Java String.split() sometimes giving blank strings

Digging through the source code, I got the exact issue behind this behaviour.

The String.split() method internally uses Pattern.split(). The split method before returning the resulting array checks for the last matched index or if there is actually a match. If the last matched index is 0, that means, your pattern matched just an empty string at the beginning of the string or didn't match at all, in which case, the returned array is a single element array containing the same element.

Here's the source code:

public String[] split(CharSequence input, int limit) {
        int index = 0;
        boolean matchLimited = limit > 0;
        ArrayList<String> matchList = new ArrayList<String>();
        Matcher m = matcher(input);

        // Add segments before each match found
        while(m.find()) {
            if (!matchLimited || matchList.size() < limit - 1) {
                String match = input.subSequence(index, m.start()).toString();
                matchList.add(match);

                // Consider this assignment. For a single empty string match
                // m.end() will be 0, and hence index will also be 0
                index = m.end();
            } else if (matchList.size() == limit - 1) { // last one
                String match = input.subSequence(index,
                                                 input.length()).toString();
                matchList.add(match);
                index = m.end();
            }
        }

        // If no match was found, return this
        if (index == 0)
            return new String[] {input.toString()};

        // Rest of them is not required

If the last condition in the above code - index == 0, is true, then the single element array is returned with the input string.

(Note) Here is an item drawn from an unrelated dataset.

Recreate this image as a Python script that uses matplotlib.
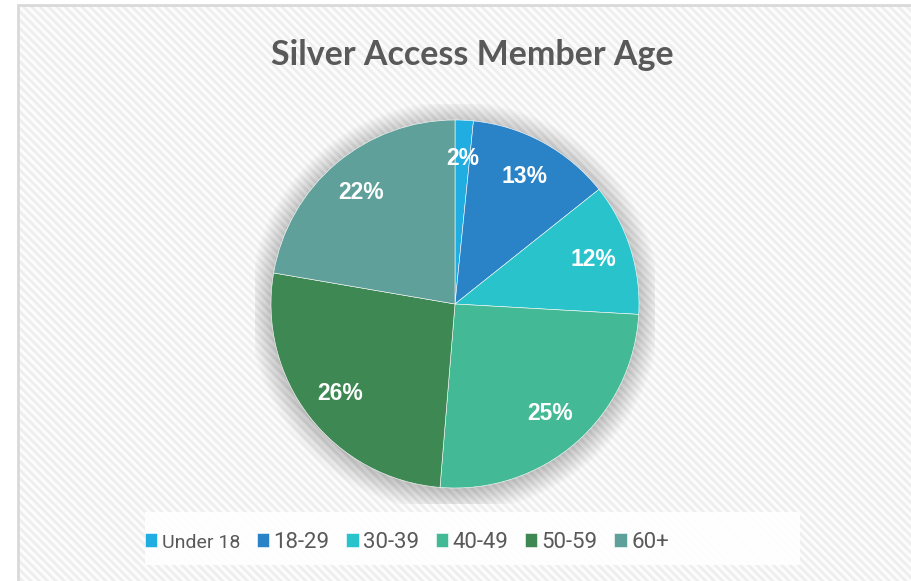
import matplotlib.pyplot as plt
from matplotlib.patches import Rectangle, Circle

# data
labels = ["Under 18", "18-29", "30-39", "40-49", "50-59", "60+"]
shares = [1.6, 12.7, 11.6, 25.4, 26.4, 22.3]
colors = ["#1FADE2", "#2A83C7", "#29C3CB", "#44B995", "#3D8853", "#5FA09A"]

W, H = 912, 581
fig = plt.figure(figsize=(W / 100, H / 100), dpi=100)
fig.patch.set_facecolor("white")

# chart area: white with diagonal light-grey stripes, grey frame
plt.rcParams["hatch.linewidth"] = 2.0
bg = Rectangle((18 / W, -0.05), 1.0, (H - 5) / H + 0.05, transform=fig.transFigure,
               facecolor="#FCFCFC", edgecolor="#EEEEEE", linewidth=0,
               hatch="\\\\\\\\", zorder=0)
fig.patches.append(bg)
frame = Rectangle((18 / W, -0.05), 1.0, (H - 5) / H + 0.05, transform=fig.transFigure,
                  facecolor="none", edgecolor="#D9D9D9", linewidth=2, zorder=1)
fig.patches.append(frame)

# pie axes: centre (455, 304) px, radius 184 px
cx, cy, r = 455, 304, 184
half = 200
ax = fig.add_axes([(cx - half) / W, (H - cy - half) / H, 2 * half / W, 2 * half / H])
ax.set_zorder(2)
ax.patch.set_visible(False)

wedges, texts, autotexts = ax.pie(
    shares, colors=colors, startangle=90, counterclock=False,
    autopct="%1.0f%%", pctdistance=0.79, radius=1.0,
    wedgeprops=dict(edgecolor="white", linewidth=0.4),
    textprops=dict(color="white", fontsize=16.5, fontweight="bold",
                   family=["Liberation Sans", "DejaVu Sans"]))

# soft shadow around the pie
for k in range(18):
    ax.add_patch(Circle((0, -0.015), 1.0 + k * 0.007, facecolor="black",
                        edgecolor="none", alpha=0.011, zorder=0))

lim = half / r
ax.set_xlim(-lim, lim)
ax.set_ylim(-lim, lim)
ax.set_aspect("equal")
ax.axis("off")

fig.text(472 / W, 1 - 55 / H, "Silver Access Member Age", ha="center", va="center",
         fontsize=24.5, fontweight="bold", color="#595959",
         family=["Lato", "DejaVu Sans"])

# legend box
fig.patches.append(Rectangle((145 / W, 1 - 565 / H), 655 / W, 53 / H,
                             transform=fig.transFigure, facecolor="white",
                             edgecolor="none", alpha=0.9, zorder=3))
leg = fig.legend(wedges, labels, loc="center", bbox_to_anchor=(407 / W, 1 - 542 / H),
                 ncol=6, frameon=False, handlelength=0.55,
                 handleheight=0.6, handletextpad=0.2, columnspacing=0.75,
                 prop=dict(family=["Roboto", "DejaVu Sans"], size=16))
leg.set_zorder(4)
for t in leg.get_texts():
    t.set_color("#595959")
leg.get_texts()[0].set_fontsize(14)

fig.savefig("out.png", dpi=100)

Now, consider the cases when the index can be 0.

  1. When there is no match at all. (As already in the comment above that condition)
  2. If the match is found at the beginning, and the length of matched string is 0, then the value of index in the if block (inside the while loop) -

    index = m.end();
    

    will be 0. The only possible match string is an empty string (length = 0). Which is exactly the case here. And also there shouldn't be any further matches, else index would be updated to a different index.

So, considering your cases:

  • For d%, there is just a single match for the pattern, before the first d. Hence the index value would be 0. But since there isn't any further matches, the index value is not updated, and the if condition becomes true, and returns the single element array with original string.

  • For d20+2 there would be two matches, one before d, and one before +. So index value will be updated, and hence the ArrayList in the above code will be returned, which contains the empty string as a result of split on delimiter which is the first character of the string, as already explained in @Stema's answer.

So, to get the behaviour you want (that is split on delimiter only when it is not at the beginning, you can add a negative look-behind in your regex pattern):

"(?<!^)(?=[dk+-])"  // You don't need to escape + and hyphen(when at the end)

this will split on empty string followed by your character class, but not preceded by the beginning of the string.


Consider the case of splitting the string "ad%" on regex pattern - "a(?=[dk+-])". This will give you an array with the first element as empty string. What the only change here is, the empty string is replaced with a:

"ad%".split("a(?=[dk+-])");  // Prints - `[, d%]`

Why? That's because the length of the matched string is 1. So the index value after the first match - m.end() wouldn't be 0 but 1, and hence the single element array won't be returned.


I was surprised that it does not happen for case 2 and 3, so the real question here is

Why is there NO empty string at the start for "d20" and "d%"?

as Rohit Jain explained in his detailed analyses, this happens, when there is only one match found at the start of the string and the match.end index is 0. (This can only happen, when only a lookaround assertion is used for finding the match).

The problem is, that d%+3 starts with a char you are splitting on. So your regex matches before the first character and you get an empty string at the start.

You can add a lookbehind, to ensure that your expression is not matching at the start of the string,so that it is not splitted there:

String[] tokens = message.split("(?<!^)(?=[dk\\+\\-])");

(?<!^) is a lookbehind assertion that is true, when it is not at the start of the string.